--- Collected material ---
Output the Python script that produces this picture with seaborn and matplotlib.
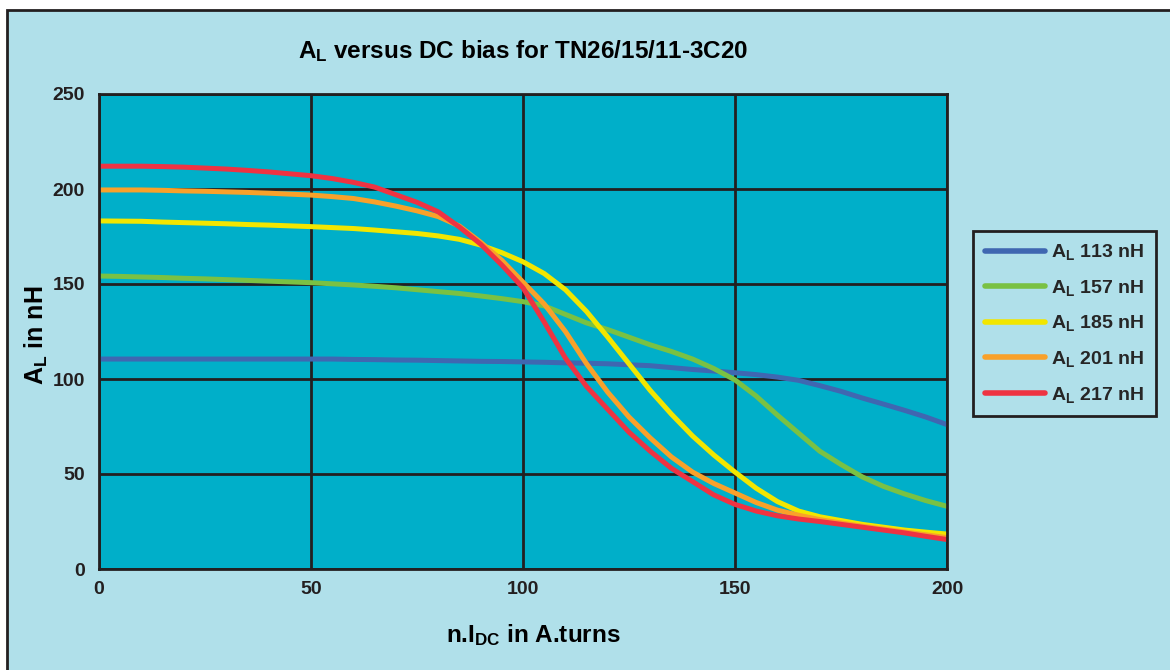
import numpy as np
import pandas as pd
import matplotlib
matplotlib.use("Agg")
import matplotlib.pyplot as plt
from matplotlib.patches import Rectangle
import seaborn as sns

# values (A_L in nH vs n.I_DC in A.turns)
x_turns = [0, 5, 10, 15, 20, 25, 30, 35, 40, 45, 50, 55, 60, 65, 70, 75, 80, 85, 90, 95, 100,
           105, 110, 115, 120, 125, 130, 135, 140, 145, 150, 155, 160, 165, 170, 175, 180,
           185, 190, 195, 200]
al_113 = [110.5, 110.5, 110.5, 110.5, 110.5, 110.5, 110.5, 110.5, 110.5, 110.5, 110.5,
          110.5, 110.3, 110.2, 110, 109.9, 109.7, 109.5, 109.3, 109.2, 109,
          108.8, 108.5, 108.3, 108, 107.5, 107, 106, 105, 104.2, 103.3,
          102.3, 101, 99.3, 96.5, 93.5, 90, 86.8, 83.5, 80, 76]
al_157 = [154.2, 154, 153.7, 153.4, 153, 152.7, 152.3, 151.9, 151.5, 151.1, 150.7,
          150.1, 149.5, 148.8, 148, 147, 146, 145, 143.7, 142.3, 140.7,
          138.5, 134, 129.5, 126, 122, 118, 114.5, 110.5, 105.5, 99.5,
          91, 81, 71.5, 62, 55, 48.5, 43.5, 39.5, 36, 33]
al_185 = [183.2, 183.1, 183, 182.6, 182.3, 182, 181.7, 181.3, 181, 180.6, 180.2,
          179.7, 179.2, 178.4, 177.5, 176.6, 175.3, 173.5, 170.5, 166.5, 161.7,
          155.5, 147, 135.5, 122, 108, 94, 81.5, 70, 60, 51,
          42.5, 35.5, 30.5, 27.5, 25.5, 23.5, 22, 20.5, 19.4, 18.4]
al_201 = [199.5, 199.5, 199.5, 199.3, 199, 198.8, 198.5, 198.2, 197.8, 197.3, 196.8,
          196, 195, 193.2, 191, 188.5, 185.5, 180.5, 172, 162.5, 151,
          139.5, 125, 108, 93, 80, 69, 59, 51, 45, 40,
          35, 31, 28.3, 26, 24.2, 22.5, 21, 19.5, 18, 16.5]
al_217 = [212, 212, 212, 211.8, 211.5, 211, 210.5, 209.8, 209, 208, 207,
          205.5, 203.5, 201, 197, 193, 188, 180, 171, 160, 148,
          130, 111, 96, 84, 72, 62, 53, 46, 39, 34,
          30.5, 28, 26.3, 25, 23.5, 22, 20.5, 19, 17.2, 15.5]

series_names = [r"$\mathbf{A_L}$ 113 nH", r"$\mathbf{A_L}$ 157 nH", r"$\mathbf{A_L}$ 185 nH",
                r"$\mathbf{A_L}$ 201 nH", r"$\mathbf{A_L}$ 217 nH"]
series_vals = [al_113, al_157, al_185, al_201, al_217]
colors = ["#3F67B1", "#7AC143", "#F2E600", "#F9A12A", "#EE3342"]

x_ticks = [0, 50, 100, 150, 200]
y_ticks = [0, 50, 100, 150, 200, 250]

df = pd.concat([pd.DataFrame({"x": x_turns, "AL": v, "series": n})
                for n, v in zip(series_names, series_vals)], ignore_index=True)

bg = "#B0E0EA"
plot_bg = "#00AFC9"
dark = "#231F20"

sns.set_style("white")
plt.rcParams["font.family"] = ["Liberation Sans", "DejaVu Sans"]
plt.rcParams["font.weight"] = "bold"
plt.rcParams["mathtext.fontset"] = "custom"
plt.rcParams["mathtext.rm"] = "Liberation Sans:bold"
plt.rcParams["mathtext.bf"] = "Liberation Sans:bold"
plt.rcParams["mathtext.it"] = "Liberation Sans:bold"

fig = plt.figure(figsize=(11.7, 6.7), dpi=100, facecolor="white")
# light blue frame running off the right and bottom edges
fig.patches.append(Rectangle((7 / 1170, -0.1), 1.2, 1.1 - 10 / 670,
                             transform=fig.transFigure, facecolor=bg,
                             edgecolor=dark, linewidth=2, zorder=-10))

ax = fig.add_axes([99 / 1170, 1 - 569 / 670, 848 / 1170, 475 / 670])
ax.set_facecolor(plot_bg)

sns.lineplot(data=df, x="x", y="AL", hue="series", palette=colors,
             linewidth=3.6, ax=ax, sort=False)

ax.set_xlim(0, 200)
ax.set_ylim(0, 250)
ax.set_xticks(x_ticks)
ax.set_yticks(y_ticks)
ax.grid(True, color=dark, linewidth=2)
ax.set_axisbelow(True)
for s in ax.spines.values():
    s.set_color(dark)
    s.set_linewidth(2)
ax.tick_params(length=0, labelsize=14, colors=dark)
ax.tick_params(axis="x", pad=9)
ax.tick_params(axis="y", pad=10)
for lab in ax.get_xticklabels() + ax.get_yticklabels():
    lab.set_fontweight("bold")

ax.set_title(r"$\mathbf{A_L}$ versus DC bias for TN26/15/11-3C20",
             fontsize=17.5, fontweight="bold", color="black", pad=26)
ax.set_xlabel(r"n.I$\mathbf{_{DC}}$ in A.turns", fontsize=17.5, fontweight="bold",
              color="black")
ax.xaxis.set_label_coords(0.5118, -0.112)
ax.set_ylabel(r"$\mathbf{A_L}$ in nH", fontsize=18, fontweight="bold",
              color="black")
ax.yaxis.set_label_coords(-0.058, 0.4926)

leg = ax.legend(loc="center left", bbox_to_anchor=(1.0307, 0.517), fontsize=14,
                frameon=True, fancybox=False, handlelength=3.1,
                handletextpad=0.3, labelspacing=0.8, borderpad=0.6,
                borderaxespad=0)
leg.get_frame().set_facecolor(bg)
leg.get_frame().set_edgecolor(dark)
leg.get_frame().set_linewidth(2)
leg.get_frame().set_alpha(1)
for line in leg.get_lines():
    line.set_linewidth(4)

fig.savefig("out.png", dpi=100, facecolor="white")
---
▶ **Work to complete**
Scan the material above. Copy each line that holds the word "matplotlib".

▶ **Solved exercise**
Output the Python script that produces this picture with seaborn and matplotlib.
import matplotlib
matplotlib.use("Agg")
import matplotlib.pyplot as plt
from matplotlib.patches import Rectangle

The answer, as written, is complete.